Don't you have any other skills besides ripping dudes' arms off and eating people's skulls? No? My god, you're lowbrow. Listen, man. Why don't you go back to school and get your GED. Then you could trade in your karate outfit for a bus driver's uniform or a janitor's smock.


Middlebrow Answer: Godzilla
He tramples cities, breathes nuclear fire, and he battles other gigantic monsters. He's basically living my dreams every day. And he's got that cool loner thing going on as well. No friends, no family. Just him and the road and the Japanese military. How Kerouac.

Of course, in the end, he always ends up losing to some scientist who figures out a way to send him back down into the ocean. It's like, dude, come on.
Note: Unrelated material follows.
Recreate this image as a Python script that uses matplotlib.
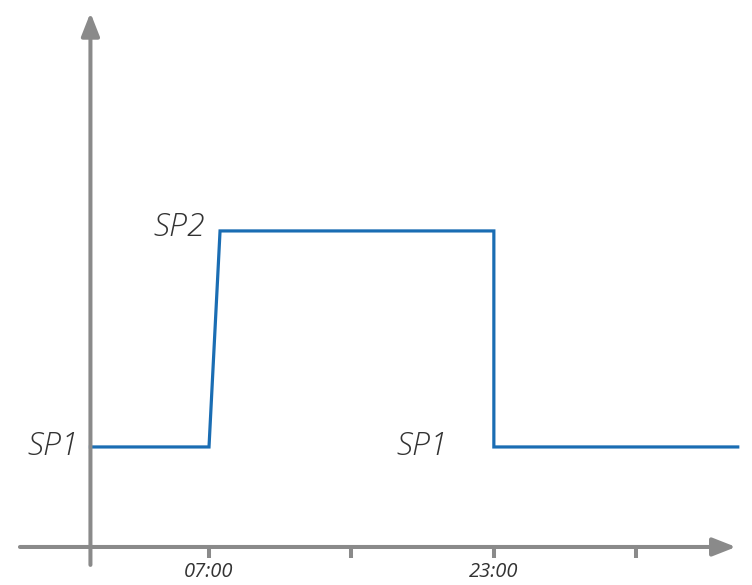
import matplotlib
matplotlib.use("Agg")
import matplotlib.pyplot as plt

# Data (schematic setpoint schedule)
step_hours = [0.34, 7.0, 7.62, 23.0, 23.0, 36.7]
step_levels = [1.0, 1.0, 2.0, 2.0, 1.0, 1.0]
tick_hours = [7, 15, 23, 31]
tick_labels = ["07:00", "", "23:00", ""]
level_labels = ["SP1", "SP2", "SP1"]
label_pos = [(-0.3, 1.0), (6.75, 2.015), (20.4, 1.0)]

AXIS_COLOR = "#8a8a8a"
LINE_COLOR = "#1a6db3"
TEXT_COLOR = "#333333"
FONT = ["Open Sans", "DejaVu Sans"]

fig = plt.figure(figsize=(7.52, 5.85), dpi=100)
ax = fig.add_axes([0, 0, 1, 1])
ax.set_xlim(-4.74, 37.5)
ax.set_ylim(0.361, 3.069)
ax.axis("off")

x_axis_y = 0.537
y_axis_x = 0.34

# axes with arrow heads
arrow_kw = dict(arrowstyle="-|>,head_length=1.4,head_width=0.55", color=AXIS_COLOR,
                lw=2.9, shrinkA=0, shrinkB=0)
ax.annotate("", xy=(y_axis_x, 3.01), xytext=(y_axis_x, 0.454), arrowprops=arrow_kw)
ax.annotate("", xy=(36.6, x_axis_y), xytext=(-3.62, x_axis_y), arrowprops=arrow_kw)

# ticks
ax.vlines(tick_hours, x_axis_y - 0.051, x_axis_y, color=AXIS_COLOR, lw=2.9)
for h, lab in zip(tick_hours, tick_labels):
    if lab:
        ax.text(h, x_axis_y - 0.118, lab, ha="center", va="center", fontsize=14.5,
                style="italic", color=TEXT_COLOR, family=FONT)

# setpoint line
ax.plot(step_hours, step_levels, color=LINE_COLOR, lw=2.3, solid_joinstyle="miter")

for lab, (x, y) in zip(level_labels, label_pos):
    ax.text(x, y, lab, ha="right", va="center", fontsize=23, style="italic",
            fontweight="light", color=TEXT_COLOR, family=FONT)

fig.savefig("out.png", dpi=100)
When you climb out of the ocean, start by eating all the scientists. You see a little guy in a white lab coat running around, grab that bitch and swallow him whole. Then you can relax and enjoy yourself in Tokyo.
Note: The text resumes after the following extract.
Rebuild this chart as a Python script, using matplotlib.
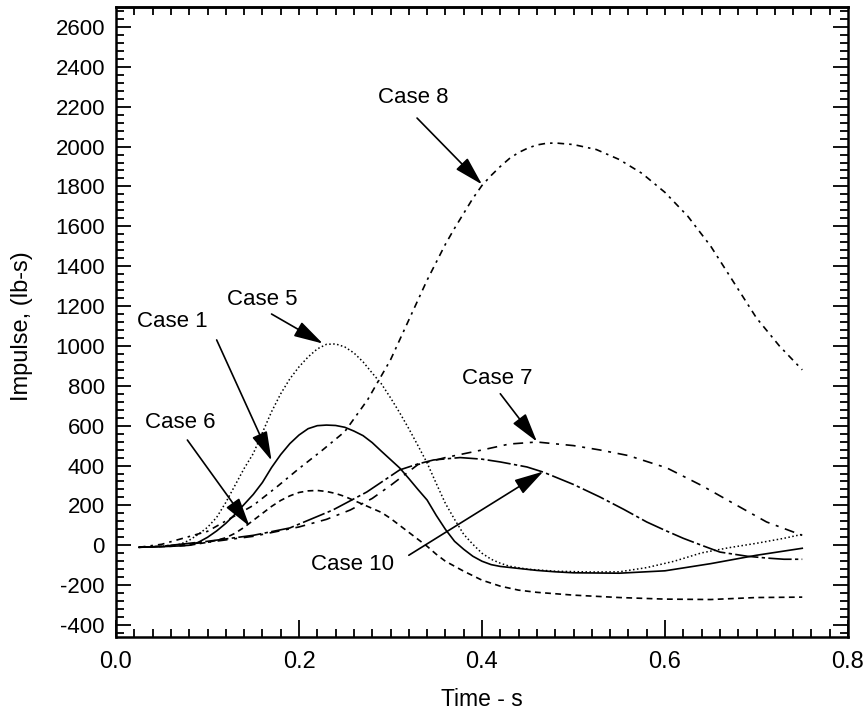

Highbrow Answer: The Serpent from the Bible
Talk about salesmanship. This guy convinces two people to do the one thing they're not allowed to do. Literally the one thing. It would be like getting the NRA to lobby for gun control or Hitler to marry Sarah Silverman. And you know he's an educated elite to pull that kind of stunt off right under God's nose.

If you think about it, The Serpent is basically responsible for Original Sin. Now that is highbrow. Just imagine what it's like when he goes back to his high school reunion. Some people have written books, maybe one guy is a senator. And The Serpent? Oh, you know, no big deal, he just caused ORIGINAL SIN. Baddass.